╭─ Dataset content

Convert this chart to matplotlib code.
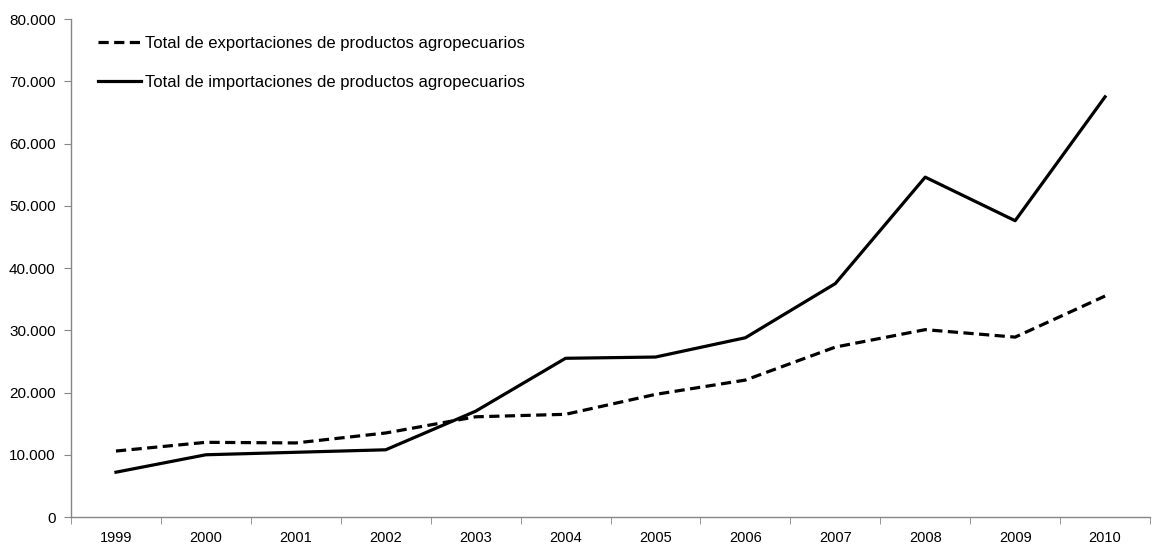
import matplotlib.pyplot as plt
from matplotlib.ticker import FuncFormatter

plt.rcParams["font.family"] = ["Liberation Sans", "DejaVu Sans"]

years = ["1999", "2000", "2001", "2002", "2003", "2004",
         "2005", "2006", "2007", "2008", "2009", "2010"]
exportaciones = [10600, 12000, 11900, 13500, 16100, 16500,
                 19700, 22000, 27300, 30100, 28900, 35500]
importaciones = [7200, 10000, 10400, 10800, 17000, 25500,
                 25700, 28800, 37500, 54600, 47600, 67500]

fig = plt.figure(figsize=(11.68, 5.44), dpi=100)
ax = fig.add_axes([0.0608, 0.0496, 0.9238, 0.9154])

x = range(len(years))
ax.plot(x, exportaciones, color="black", lw=2.3, linestyle=(0, (3.2, 1.7)),
        label="Total de exportaciones de productos agropecuarios")
ax.plot(x, importaciones, color="black", lw=2.3,
        label="Total de importaciones de productos agropecuarios")

ax.set_xlim(-0.5, len(years) - 0.5)
ax.set_ylim(0, 80000)
ax.set_yticks(range(0, 80001, 10000))
ax.yaxis.set_major_formatter(
    FuncFormatter(lambda v, p: "0" if v == 0 else f"{int(v):,}".replace(",", ".")))
ax.set_xticks(x)
ax.set_xticklabels(years, fontsize=10.5)
ax.set_xticks([i - 0.5 for i in range(len(years) + 1)], minor=True)
ax.tick_params(axis="x", which="major", length=0, pad=10)
ax.tick_params(axis="x", which="minor", length=5, color="#868686", direction="out")
ax.tick_params(axis="y", length=5, color="#868686", direction="out", pad=6,
               labelsize=11)

for s in ["top", "right"]:
    ax.spines[s].set_visible(False)
for s in ["left", "bottom"]:
    ax.spines[s].set_color("#868686")
    ax.spines[s].set_linewidth(1)

ax.legend(loc="upper left", bbox_to_anchor=(0.011, 0.996), frameon=False,
          fontsize=12, handlelength=2.6, handletextpad=0.25, labelspacing=1.45)

fig.savefig("out.png", dpi=100)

╰─

● Task
Leave out all pictures, then copy the remaining material exactly.

● Finished answer
Convert this chart to matplotlib code.
import matplotlib.pyplot as plt
from matplotlib.ticker import FuncFormatter

plt.rcParams["font.family"] = ["Liberation Sans", "DejaVu Sans"]

years = ["1999", "2000", "2001", "2002", "2003", "2004",
         "2005", "2006", "2007", "2008", "2009", "2010"]
exportaciones = [10600, 12000, 11900, 13500, 16100, 16500,
                 19700, 22000, 27300, 30100, 28900, 35500]
importaciones = [7200, 10000, 10400, 10800, 17000, 25500,
                 25700, 28800, 37500, 54600, 47600, 67500]

fig = plt.figure(figsize=(11.68, 5.44), dpi=100)
ax = fig.add_axes([0.0608, 0.0496, 0.9238, 0.9154])

x = range(len(years))
ax.plot(x, exportaciones, color="black", lw=2.3, linestyle=(0, (3.2, 1.7)),
        label="Total de exportaciones de productos agropecuarios")
ax.plot(x, importaciones, color="black", lw=2.3,
        label="Total de importaciones de productos agropecuarios")

ax.set_xlim(-0.5, len(years) - 0.5)
ax.set_ylim(0, 80000)
ax.set_yticks(range(0, 80001, 10000))
ax.yaxis.set_major_formatter(
    FuncFormatter(lambda v, p: "0" if v == 0 else f"{int(v):,}".replace(",", ".")))
ax.set_xticks(x)
ax.set_xticklabels(years, fontsize=10.5)
ax.set_xticks([i - 0.5 for i in range(len(years) + 1)], minor=True)
ax.tick_params(axis="x", which="major", length=0, pad=10)
ax.tick_params(axis="x", which="minor", length=5, color="#868686", direction="out")
ax.tick_params(axis="y", length=5, color="#868686", direction="out", pad=6,
               labelsize=11)

for s in ["top", "right"]:
    ax.spines[s].set_visible(False)
for s in ["left", "bottom"]:
    ax.spines[s].set_color("#868686")
    ax.spines[s].set_linewidth(1)

ax.legend(loc="upper left", bbox_to_anchor=(0.011, 0.996), frameon=False,
          fontsize=12, handlelength=2.6, handletextpad=0.25, labelspacing=1.45)

fig.savefig("out.png", dpi=100)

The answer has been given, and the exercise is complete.